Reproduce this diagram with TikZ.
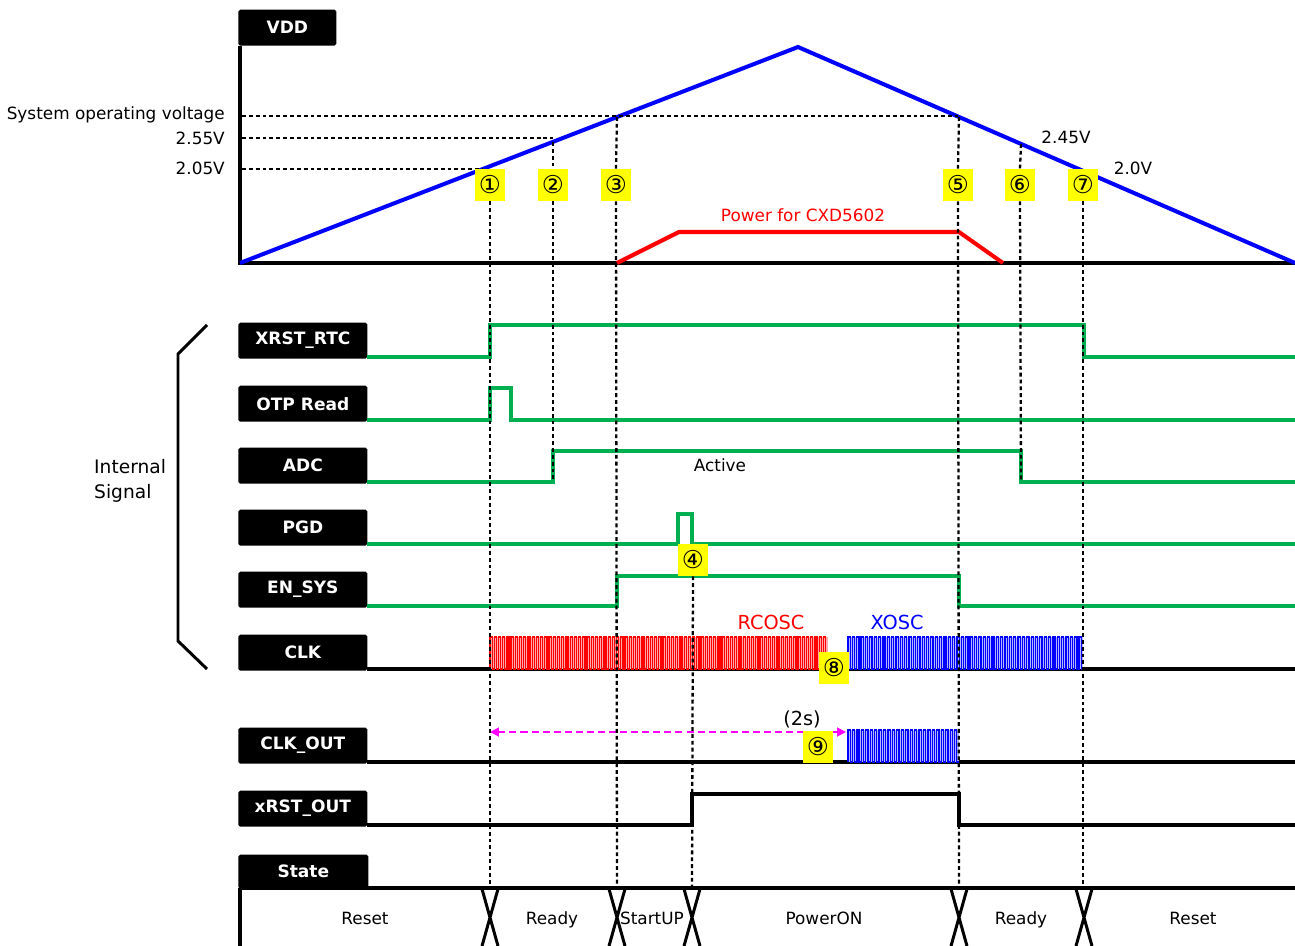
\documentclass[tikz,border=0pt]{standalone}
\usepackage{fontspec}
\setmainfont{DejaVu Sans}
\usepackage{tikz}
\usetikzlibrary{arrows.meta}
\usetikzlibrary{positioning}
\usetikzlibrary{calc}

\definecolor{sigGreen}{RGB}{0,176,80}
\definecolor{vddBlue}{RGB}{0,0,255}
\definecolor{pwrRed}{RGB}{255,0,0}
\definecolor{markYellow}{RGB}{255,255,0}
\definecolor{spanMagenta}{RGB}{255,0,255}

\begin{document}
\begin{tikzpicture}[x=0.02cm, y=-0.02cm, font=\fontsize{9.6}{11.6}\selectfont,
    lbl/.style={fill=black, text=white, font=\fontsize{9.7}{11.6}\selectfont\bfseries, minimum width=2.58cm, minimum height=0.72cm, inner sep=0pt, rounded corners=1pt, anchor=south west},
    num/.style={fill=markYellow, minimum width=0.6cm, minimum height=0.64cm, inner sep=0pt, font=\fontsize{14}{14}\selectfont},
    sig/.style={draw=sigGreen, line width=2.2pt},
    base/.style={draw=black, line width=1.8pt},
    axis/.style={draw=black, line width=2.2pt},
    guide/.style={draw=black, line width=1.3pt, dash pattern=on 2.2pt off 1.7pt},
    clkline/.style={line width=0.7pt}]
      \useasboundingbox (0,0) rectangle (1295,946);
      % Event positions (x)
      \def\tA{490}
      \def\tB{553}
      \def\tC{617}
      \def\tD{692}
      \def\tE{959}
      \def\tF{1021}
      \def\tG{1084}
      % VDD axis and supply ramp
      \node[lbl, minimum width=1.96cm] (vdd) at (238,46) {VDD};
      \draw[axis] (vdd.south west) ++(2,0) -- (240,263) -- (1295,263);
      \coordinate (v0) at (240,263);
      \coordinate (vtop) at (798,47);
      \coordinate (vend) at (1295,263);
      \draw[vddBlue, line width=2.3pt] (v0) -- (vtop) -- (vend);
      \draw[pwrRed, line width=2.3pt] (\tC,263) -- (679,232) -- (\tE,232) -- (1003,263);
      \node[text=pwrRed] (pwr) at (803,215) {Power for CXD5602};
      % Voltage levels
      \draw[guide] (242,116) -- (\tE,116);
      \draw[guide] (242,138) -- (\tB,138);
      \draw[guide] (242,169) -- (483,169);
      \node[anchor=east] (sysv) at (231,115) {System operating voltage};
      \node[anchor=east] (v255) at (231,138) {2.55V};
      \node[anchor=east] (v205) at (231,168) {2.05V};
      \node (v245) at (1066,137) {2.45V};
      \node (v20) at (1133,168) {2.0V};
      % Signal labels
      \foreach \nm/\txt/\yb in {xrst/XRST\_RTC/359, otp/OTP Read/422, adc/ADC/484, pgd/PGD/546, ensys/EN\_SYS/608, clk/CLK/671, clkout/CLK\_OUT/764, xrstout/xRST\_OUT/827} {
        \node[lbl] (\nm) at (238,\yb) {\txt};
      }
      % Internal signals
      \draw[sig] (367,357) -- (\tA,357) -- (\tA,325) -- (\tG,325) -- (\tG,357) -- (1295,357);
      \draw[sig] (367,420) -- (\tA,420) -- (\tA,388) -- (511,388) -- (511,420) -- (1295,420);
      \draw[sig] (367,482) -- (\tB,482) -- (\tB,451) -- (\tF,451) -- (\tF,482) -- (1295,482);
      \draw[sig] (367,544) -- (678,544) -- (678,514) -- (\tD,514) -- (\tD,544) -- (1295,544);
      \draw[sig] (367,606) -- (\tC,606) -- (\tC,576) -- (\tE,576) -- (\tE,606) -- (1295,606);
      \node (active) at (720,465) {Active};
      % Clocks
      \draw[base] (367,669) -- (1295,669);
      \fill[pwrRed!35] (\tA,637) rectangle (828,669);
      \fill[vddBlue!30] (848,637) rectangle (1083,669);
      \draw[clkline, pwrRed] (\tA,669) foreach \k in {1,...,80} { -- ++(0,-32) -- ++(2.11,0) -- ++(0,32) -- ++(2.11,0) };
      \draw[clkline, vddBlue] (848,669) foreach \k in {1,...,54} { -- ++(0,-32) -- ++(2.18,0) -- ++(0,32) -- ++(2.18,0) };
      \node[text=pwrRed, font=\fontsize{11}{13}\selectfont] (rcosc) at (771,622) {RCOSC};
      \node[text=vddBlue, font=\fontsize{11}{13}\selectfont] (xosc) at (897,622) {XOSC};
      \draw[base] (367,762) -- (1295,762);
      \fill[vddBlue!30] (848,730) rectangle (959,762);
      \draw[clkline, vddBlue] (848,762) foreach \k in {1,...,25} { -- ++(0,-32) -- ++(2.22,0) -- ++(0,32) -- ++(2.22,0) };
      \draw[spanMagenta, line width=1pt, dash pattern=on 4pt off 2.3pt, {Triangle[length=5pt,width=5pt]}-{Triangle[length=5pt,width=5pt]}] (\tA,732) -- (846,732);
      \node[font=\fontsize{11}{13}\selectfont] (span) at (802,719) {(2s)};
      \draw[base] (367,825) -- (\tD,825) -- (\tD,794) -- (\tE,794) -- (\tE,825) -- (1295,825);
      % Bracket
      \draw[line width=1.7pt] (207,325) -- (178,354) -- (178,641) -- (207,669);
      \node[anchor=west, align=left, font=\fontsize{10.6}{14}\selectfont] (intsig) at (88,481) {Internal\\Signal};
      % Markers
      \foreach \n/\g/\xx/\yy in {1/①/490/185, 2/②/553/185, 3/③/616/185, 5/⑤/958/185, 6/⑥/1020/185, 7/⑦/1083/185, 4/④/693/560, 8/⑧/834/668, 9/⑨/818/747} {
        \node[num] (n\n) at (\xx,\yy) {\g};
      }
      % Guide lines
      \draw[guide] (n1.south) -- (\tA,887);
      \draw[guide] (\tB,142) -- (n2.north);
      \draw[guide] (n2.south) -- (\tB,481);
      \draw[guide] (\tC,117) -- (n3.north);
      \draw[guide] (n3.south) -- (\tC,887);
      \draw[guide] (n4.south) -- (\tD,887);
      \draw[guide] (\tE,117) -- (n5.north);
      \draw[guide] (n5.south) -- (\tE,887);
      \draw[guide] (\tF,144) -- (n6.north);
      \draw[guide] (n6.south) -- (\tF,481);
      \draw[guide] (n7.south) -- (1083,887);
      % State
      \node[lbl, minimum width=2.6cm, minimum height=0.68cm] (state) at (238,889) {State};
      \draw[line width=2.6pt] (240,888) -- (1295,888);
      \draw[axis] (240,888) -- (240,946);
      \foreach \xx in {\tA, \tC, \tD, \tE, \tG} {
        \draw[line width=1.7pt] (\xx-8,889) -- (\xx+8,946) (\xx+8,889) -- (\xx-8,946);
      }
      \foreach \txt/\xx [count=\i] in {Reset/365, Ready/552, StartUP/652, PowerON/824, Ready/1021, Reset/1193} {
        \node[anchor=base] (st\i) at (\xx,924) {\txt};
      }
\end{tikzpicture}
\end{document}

_Aim of the exercise_
Set down the material above as is, without any pictures.

_Output below_
Reproduce this diagram with TikZ.
\documentclass[tikz,border=0pt]{standalone}
\usepackage{fontspec}
\setmainfont{DejaVu Sans}
\usepackage{tikz}
\usetikzlibrary{arrows.meta}
\usetikzlibrary{positioning}
\usetikzlibrary{calc}

\definecolor{sigGreen}{RGB}{0,176,80}
\definecolor{vddBlue}{RGB}{0,0,255}
\definecolor{pwrRed}{RGB}{255,0,0}
\definecolor{markYellow}{RGB}{255,255,0}
\definecolor{spanMagenta}{RGB}{255,0,255}

\begin{document}
\begin{tikzpicture}[x=0.02cm, y=-0.02cm, font=\fontsize{9.6}{11.6}\selectfont,
    lbl/.style={fill=black, text=white, font=\fontsize{9.7}{11.6}\selectfont\bfseries, minimum width=2.58cm, minimum height=0.72cm, inner sep=0pt, rounded corners=1pt, anchor=south west},
    num/.style={fill=markYellow, minimum width=0.6cm, minimum height=0.64cm, inner sep=0pt, font=\fontsize{14}{14}\selectfont},
    sig/.style={draw=sigGreen, line width=2.2pt},
    base/.style={draw=black, line width=1.8pt},
    axis/.style={draw=black, line width=2.2pt},
    guide/.style={draw=black, line width=1.3pt, dash pattern=on 2.2pt off 1.7pt},
    clkline/.style={line width=0.7pt}]
      \useasboundingbox (0,0) rectangle (1295,946);
      % Event positions (x)
      \def\tA{490}
      \def\tB{553}
      \def\tC{617}
      \def\tD{692}
      \def\tE{959}
      \def\tF{1021}
      \def\tG{1084}
      % VDD axis and supply ramp
      \node[lbl, minimum width=1.96cm] (vdd) at (238,46) {VDD};
      \draw[axis] (vdd.south west) ++(2,0) -- (240,263) -- (1295,263);
      \coordinate (v0) at (240,263);
      \coordinate (vtop) at (798,47);
      \coordinate (vend) at (1295,263);
      \draw[vddBlue, line width=2.3pt] (v0) -- (vtop) -- (vend);
      \draw[pwrRed, line width=2.3pt] (\tC,263) -- (679,232) -- (\tE,232) -- (1003,263);
      \node[text=pwrRed] (pwr) at (803,215) {Power for CXD5602};
      % Voltage levels
      \draw[guide] (242,116) -- (\tE,116);
      \draw[guide] (242,138) -- (\tB,138);
      \draw[guide] (242,169) -- (483,169);
      \node[anchor=east] (sysv) at (231,115) {System operating voltage};
      \node[anchor=east] (v255) at (231,138) {2.55V};
      \node[anchor=east] (v205) at (231,168) {2.05V};
      \node (v245) at (1066,137) {2.45V};
      \node (v20) at (1133,168) {2.0V};
      % Signal labels
      \foreach \nm/\txt/\yb in {xrst/XRST\_RTC/359, otp/OTP Read/422, adc/ADC/484, pgd/PGD/546, ensys/EN\_SYS/608, clk/CLK/671, clkout/CLK\_OUT/764, xrstout/xRST\_OUT/827} {
        \node[lbl] (\nm) at (238,\yb) {\txt};
      }
      % Internal signals
      \draw[sig] (367,357) -- (\tA,357) -- (\tA,325) -- (\tG,325) -- (\tG,357) -- (1295,357);
      \draw[sig] (367,420) -- (\tA,420) -- (\tA,388) -- (511,388) -- (511,420) -- (1295,420);
      \draw[sig] (367,482) -- (\tB,482) -- (\tB,451) -- (\tF,451) -- (\tF,482) -- (1295,482);
      \draw[sig] (367,544) -- (678,544) -- (678,514) -- (\tD,514) -- (\tD,544) -- (1295,544);
      \draw[sig] (367,606) -- (\tC,606) -- (\tC,576) -- (\tE,576) -- (\tE,606) -- (1295,606);
      \node (active) at (720,465) {Active};
      % Clocks
      \draw[base] (367,669) -- (1295,669);
      \fill[pwrRed!35] (\tA,637) rectangle (828,669);
      \fill[vddBlue!30] (848,637) rectangle (1083,669);
      \draw[clkline, pwrRed] (\tA,669) foreach \k in {1,...,80} { -- ++(0,-32) -- ++(2.11,0) -- ++(0,32) -- ++(2.11,0) };
      \draw[clkline, vddBlue] (848,669) foreach \k in {1,...,54} { -- ++(0,-32) -- ++(2.18,0) -- ++(0,32) -- ++(2.18,0) };
      \node[text=pwrRed, font=\fontsize{11}{13}\selectfont] (rcosc) at (771,622) {RCOSC};
      \node[text=vddBlue, font=\fontsize{11}{13}\selectfont] (xosc) at (897,622) {XOSC};
      \draw[base] (367,762) -- (1295,762);
      \fill[vddBlue!30] (848,730) rectangle (959,762);
      \draw[clkline, vddBlue] (848,762) foreach \k in {1,...,25} { -- ++(0,-32) -- ++(2.22,0) -- ++(0,32) -- ++(2.22,0) };
      \draw[spanMagenta, line width=1pt, dash pattern=on 4pt off 2.3pt, {Triangle[length=5pt,width=5pt]}-{Triangle[length=5pt,width=5pt]}] (\tA,732) -- (846,732);
      \node[font=\fontsize{11}{13}\selectfont] (span) at (802,719) {(2s)};
      \draw[base] (367,825) -- (\tD,825) -- (\tD,794) -- (\tE,794) -- (\tE,825) -- (1295,825);
      % Bracket
      \draw[line width=1.7pt] (207,325) -- (178,354) -- (178,641) -- (207,669);
      \node[anchor=west, align=left, font=\fontsize{10.6}{14}\selectfont] (intsig) at (88,481) {Internal\\Signal};
      % Markers
      \foreach \n/\g/\xx/\yy in {1/①/490/185, 2/②/553/185, 3/③/616/185, 5/⑤/958/185, 6/⑥/1020/185, 7/⑦/1083/185, 4/④/693/560, 8/⑧/834/668, 9/⑨/818/747} {
        \node[num] (n\n) at (\xx,\yy) {\g};
      }
      % Guide lines
      \draw[guide] (n1.south) -- (\tA,887);
      \draw[guide] (\tB,142) -- (n2.north);
      \draw[guide] (n2.south) -- (\tB,481);
      \draw[guide] (\tC,117) -- (n3.north);
      \draw[guide] (n3.south) -- (\tC,887);
      \draw[guide] (n4.south) -- (\tD,887);
      \draw[guide] (\tE,117) -- (n5.north);
      \draw[guide] (n5.south) -- (\tE,887);
      \draw[guide] (\tF,144) -- (n6.north);
      \draw[guide] (n6.south) -- (\tF,481);
      \draw[guide] (n7.south) -- (1083,887);
      % State
      \node[lbl, minimum width=2.6cm, minimum height=0.68cm] (state) at (238,889) {State};
      \draw[line width=2.6pt] (240,888) -- (1295,888);
      \draw[axis] (240,888) -- (240,946);
      \foreach \xx in {\tA, \tC, \tD, \tE, \tG} {
        \draw[line width=1.7pt] (\xx-8,889) -- (\xx+8,946) (\xx+8,889) -- (\xx-8,946);
      }
      \foreach \txt/\xx [count=\i] in {Reset/365, Ready/552, StartUP/652, PowerON/824, Ready/1021, Reset/1193} {
        \node[anchor=base] (st\i) at (\xx,924) {\txt};
      }
\end{tikzpicture}
\end{document}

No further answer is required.